Introduction
A number of authors have helped to demonstrate the extent to which performance of e-commerce firms is based on their ability to design, control and manage an enormous amount of information on an ongoing basis so that consumers can easily grasp and understand goods and services provided. Thanks to the wide range of technologies made available by the Internet, along with methods for appropriating these technologies, highly diversified economic infrastructures and business models, autonomizing specific economic functions, can be mobilized for the purpose of marketing a single product or service.
Highlighting and revealing the informational aspect of transactions is useful but not helpful enough in explaining current market configurations or the strategies that economic agents deploy. Buzzel (1985) shows, for example, how distributors and intermediaries acquired power over producers and gained more influence as they moved from wholesalers engaged in buying and selling products to more complex forms of intermediation and prescription mobilizing information and communication technologies.
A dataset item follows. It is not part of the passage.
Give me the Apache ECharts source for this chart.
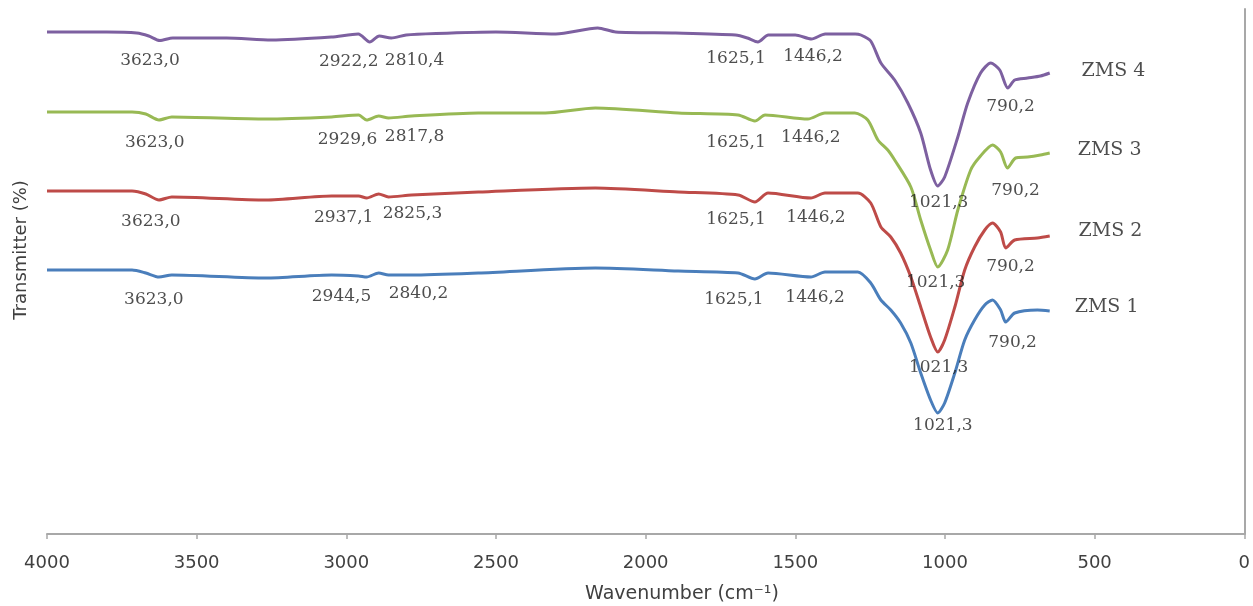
<!DOCTYPE html>
<html>
<head>
<meta charset="utf-8">
<script src="https://cdn.jsdelivr.net/npm/echarts@6/dist/echarts.min.js"></script>
<style>
html,body{margin:0;padding:0;background:#fff;}
#chart{width:1253px;height:606px;}
</style>
</head>
<body>
<div id="chart"></div>
<script>
// Wavenumber ticks
const xTicks = [4000, 3500, 3000, 2500, 2000, 1500, 1000, 500, 0];

// Series data: [wavenumber (cm-1), transmittance (arb. %)]
const zms4 = [[4000,100.4],[3800,100.4],[3700,100.2],[3660,99.6],[3623,98.7],[3580,99.2],[3400,99.2],[3250,98.8],[3050,99.4],[2960,100.0],[2922,98.4],[2890,99.6],[2850,99.2],[2800,99.8],[2700,100.1],[2500,100.4],[2300,100.0],[2160,101.2],[2100,100.4],[1900,100.2],[1700,99.8],[1660,99.2],[1625,98.4],[1590,99.8],[1500,99.8],[1446,99.0],[1400,100.0],[1300,100.0],[1281,99.8],[1248,98.6],[1214,94.2],[1168,90.8],[1124,86.2],[1081,80.2],[1048,72.8],[1024,69.6],[1001,71.4],[957,79.4],[924,86.2],[881,92.2],[847,94.2],[817,92.8],[790,89.2],[767,90.8],[724,91.2],[681,91.6],[650,92.2]];
const zms3 = [[4000,84.4],[3716,84.4],[3670,84.0],[3626,82.8],[3583,83.4],[3269,83.0],[3049,83.4],[2959,83.8],[2932,82.8],[2892,83.6],[2859,83.2],[2782,83.6],[2559,84.2],[2335,84.2],[2168,85.2],[1891,84.2],[1691,83.8],[1635,82.6],[1601,83.8],[1458,83.0],[1401,84.2],[1301,84.2],[1258,82.8],[1224,78.8],[1191,76.8],[1168,74.8],[1114,69.4],[1081,62.8],[1048,56.8],[1024,53.4],[991,56.8],[957,64.8],[914,72.8],[884,75.4],[841,77.8],[814,76.4],[791,73.2],[764,75.2],[724,75.4],[681,75.8],[650,76.2]];
const zms2 = [[4000,68.6],[3716,68.6],[3670,68.0],[3626,66.8],[3583,67.4],[3269,66.8],[3049,67.6],[2959,67.6],[2932,67.2],[2892,68.0],[2859,67.4],[2782,67.8],[2559,68.4],[2168,69.2],[1891,68.4],[1691,67.8],[1635,66.4],[1591,68.2],[1448,67.2],[1401,68.2],[1291,68.2],[1248,66.2],[1214,61.4],[1181,59.4],[1148,56.2],[1114,51.4],[1081,45.4],[1048,39.4],[1024,36.4],[1001,38.8],[967,45.4],[934,52.8],[901,57.4],[867,60.8],[841,62.2],[814,60.4],[797,57.2],[767,58.8],[691,59.2],[650,59.6]];
const zms1 = [[4000,52.8],[3716,52.8],[3670,52.2],[3626,51.4],[3583,51.8],[3269,51.2],[3049,51.8],[2959,51.6],[2932,51.4],[2892,52.2],[2859,51.8],[2782,51.8],[2559,52.2],[2168,53.2],[1891,52.6],[1691,52.2],[1635,51.0],[1591,52.2],[1448,51.4],[1401,52.4],[1291,52.4],[1248,50.2],[1214,46.8],[1181,44.8],[1148,42.2],[1114,38.2],[1081,32.2],[1048,26.8],[1024,24.2],[1001,26.2],[967,32.2],[934,38.8],[901,42.8],[867,45.8],[841,46.8],[814,44.8],[797,42.4],[767,44.2],[691,44.8],[650,44.6]];

// Peak annotations: [wavenumber, transmittance, text]
const peaks4 = [[3656,94.6,'3623,0'],[2992,94.4,'2922,2'],[2772,94.6,'2810,4'],[1698,95.0,'1625,1'],[1441,95.4,'1446,2'],[781,85.4,'790,2'],[1021,66.2,'1021,3']];
const peaks3 = [[3640,78.2,'3623,0'],[2996,78.8,'2929,6'],[2772,79.4,'2817,8'],[1698,78.2,'1625,1'],[1448,79.2,'1446,2'],[764,68.6,'790,2'],[1031,50.2,'1021,3']];
const peaks2 = [[3653,62.4,'3623,0'],[3009,63.2,'2937,1'],[2779,64.0,'2825,3'],[1698,62.8,'1625,1'],[1431,63.2,'1446,2'],[781,53.4,'790,2'],[1021,33.2,'1021,3']];
const peaks1 = [[3643,46.8,'3623,0'],[3016,47.4,'2944,5'],[2759,48.0,'2840,2'],[1705,46.8,'1625,1'],[1434,47.2,'1446,2'],[774,38.2,'790,2'],[1007,21.6,'1021,3']];

// Series names and their label anchors
const seriesNames = ['ZMS 1', 'ZMS 2', 'ZMS 3', 'ZMS 4'];
const nameAnchors = [[460,45.4],[447,60.6],[450,76.8],[437,92.6]];
const colors = ['#4A7EBB', '#BE4B48', '#98B954', '#7D60A0'];

const curves = [zms1, zms2, zms3, zms4];
const peakSets = [peaks1, peaks2, peaks3, peaks4];

const chart = echarts.init(document.getElementById('chart'), null, {renderer: 'canvas'});

const series = [];
curves.forEach((d, i) => {
  series.push({
    type: 'line',
    name: seriesNames[i],
    data: d,
    showSymbol: false,
    smooth: 0.25,
    lineStyle: {color: colors[i], width: 3},
    itemStyle: {color: colors[i]},
    z: 3
  });
});
peakSets.forEach((p) => {
  series.push({
    type: 'scatter',
    data: p.map(r => ({name: r[2], value: [r[0], r[1]]})),
    symbolSize: 1,
    itemStyle: {color: 'rgba(0,0,0,0)'},
    silent: true,
    label: {show: true, position: 'inside', formatter: '{b}', fontFamily: 'DejaVu Serif', fontSize: 17, color: '#222'},
    z: 5
  });
});
series.push({
  type: 'scatter',
  data: nameAnchors.map((a, i) => ({name: seriesNames[i], value: a})),
  symbolSize: 1,
  itemStyle: {color: 'rgba(0,0,0,0)'},
  silent: true,
  label: {show: true, position: 'inside', formatter: '{b}', fontFamily: 'DejaVu Serif', fontSize: 19, color: '#222'},
  z: 5
});

chart.setOption({
  animation: false,
  backgroundColor: '#fff',
  grid: {left: 47, right: 6, top: 9, bottom: 72, containLabel: false},
  xAxis: {
    type: 'value',
    inverse: true,
    min: 0,
    max: 4000,
    interval: 500,
    axisLine: {show: true, lineStyle: {color: '#a8a8a8', width: 2}},
    axisTick: {show: true, length: 5, lineStyle: {color: '#a8a8a8', width: 1.5}},
    splitLine: {show: false},
    axisLabel: {
      margin: 20,
      fontFamily: 'DejaVu Sans',
      fontSize: 18,
      color: '#404040',
      formatter: v => xTicks.includes(v) ? String(v) : ''
    }
  },
  yAxis: {
    type: 'value',
    min: 0,
    max: 105,
    axisLine: {show: true, lineStyle: {color: '#a8a8a8', width: 2}},
    axisTick: {show: false},
    axisLabel: {show: false},
    splitLine: {show: false}
  },
  graphic: [
    {type: 'text', x: 21, y: 250, rotation: Math.PI / 2,
     style: {text: 'Transmitter (%)', fontFamily: 'DejaVu Sans', fontSize: 18, fill: '#404040', textAlign: 'center', textVerticalAlign: 'middle'}},
    {type: 'text', x: 682, y: 594,
     style: {text: 'Wavenumber (cm\u207B\u00B9)', fontFamily: 'DejaVu Sans', fontSize: 19, fill: '#404040', textAlign: 'center', textVerticalAlign: 'middle'}}
  ],
  series: series
});
</script>
</body>
</html>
More specifically, allowing consumers to compare products directly without having to rely on supposedly knowledgeable experts, the Internet changed the traditional role of the intermediary; it no longer functions as just a distributor or expert consultant but also regulates transactions, promoting and prescribing goods and services. As a consequence, many authors have attempted to describe and provide characterization of the various forms of intermediation (Spulber, 1996 and 1999; Chircu and Kauffman, 1999; Brousseau, 2002). For example, Gensollen (1999) identifies several different actors who can play an intermediary role: attractors, aggregators, converters (i.e. those who
convert an audience into customers) and prescribers.